Despite the liberality of the Rule, the Second Circuit has identified several situations in which leave to amend should not be granted, including “[u]ndue delay, bad faith or dilatory motive on the party of the movant ... undue prejudice to the opposing party ... [or] futility of amendment.” Christine Falls Corp. v. Algonquin Power Fund, Inc., 401 Fed.Appx. 584, 589 (2d Cir.2010) (quoting Dougherty v. N. Hempstead Bd. of Zoning Appeals, 282 F.3d 83, 87 (2d Cir.2002) (ellipses in original)). ECI challenges plaintiffs proposed amendment primarily on grounds of futility. An “[a]mendment is futile where the ‘proposed amended complaint would be subject to immediate dismissal.’ ” Coalition for a Level Playing Field, L.L.C. v. Auto-zone, Inc., 813 F.Supp.2d 557, 565 (S.D.N.Y. 2011) (quoting Jones v. N.Y. State Div. of Military & Naval Affairs, 166 F.3d 45, 55 (2d Cir.1999)). Thus, it is often noted that “the legal standard for futility is identical to the standard for dismissing a claim pursuant to Rule 12(b)(6), [and] a court evaluating a motion to amend a pleading must take the allegations of the complaint as true and draw all reasonable inferences in favor of the plaintiff.” Steele v. Paypal, Inc., 2006 WL 3612852, at *1 (E.D.N.Y. Dec. 11, 2006).
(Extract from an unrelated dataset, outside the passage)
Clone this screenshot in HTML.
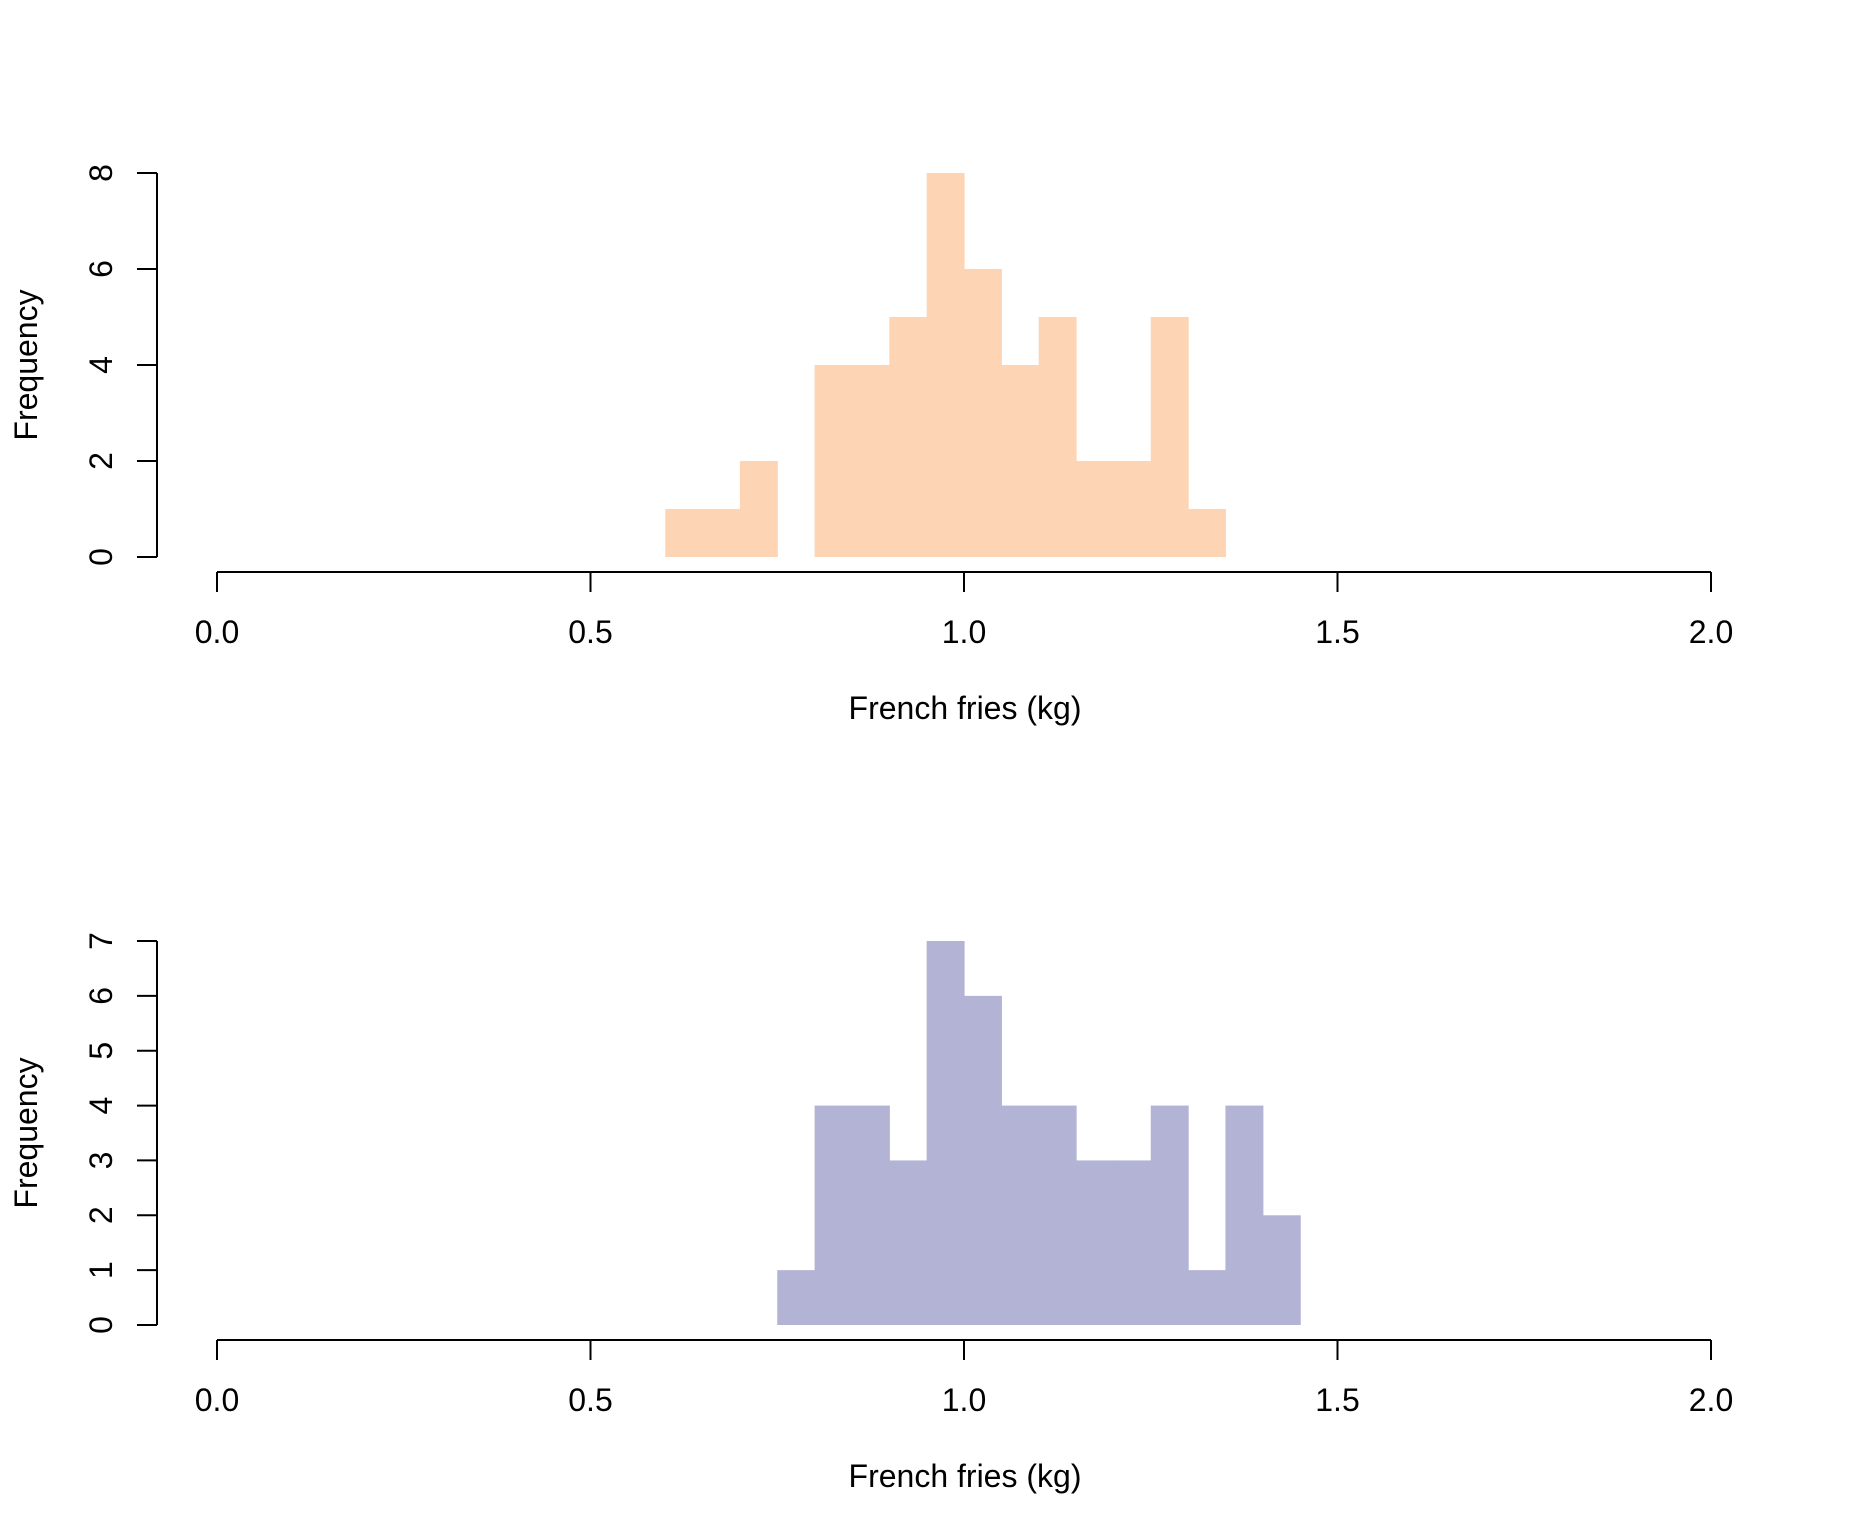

a. Breach of Contract Claim

Plaintiff alleges that ECI breached their contract by not ensuring that GFE ultimately received its goods. Proposed Compl. ¶ 23. Although the proposed complaint and the operative complaint are very similar in their descriptions of the breach of contract claim, the precise allegations differ. Compare Am. Compl. ¶ 22 (“ECI failed to deliver the Goods in accordance with the terms and conditions of the Contract”) with Proposed Compl. ¶ 23 (“Upon learning that the Goods had not been delivered to GFE, ECI failed to take the reasonable steps required to have the Goods delivered to GFE in accordance with the terms and conditions of the Contracts”).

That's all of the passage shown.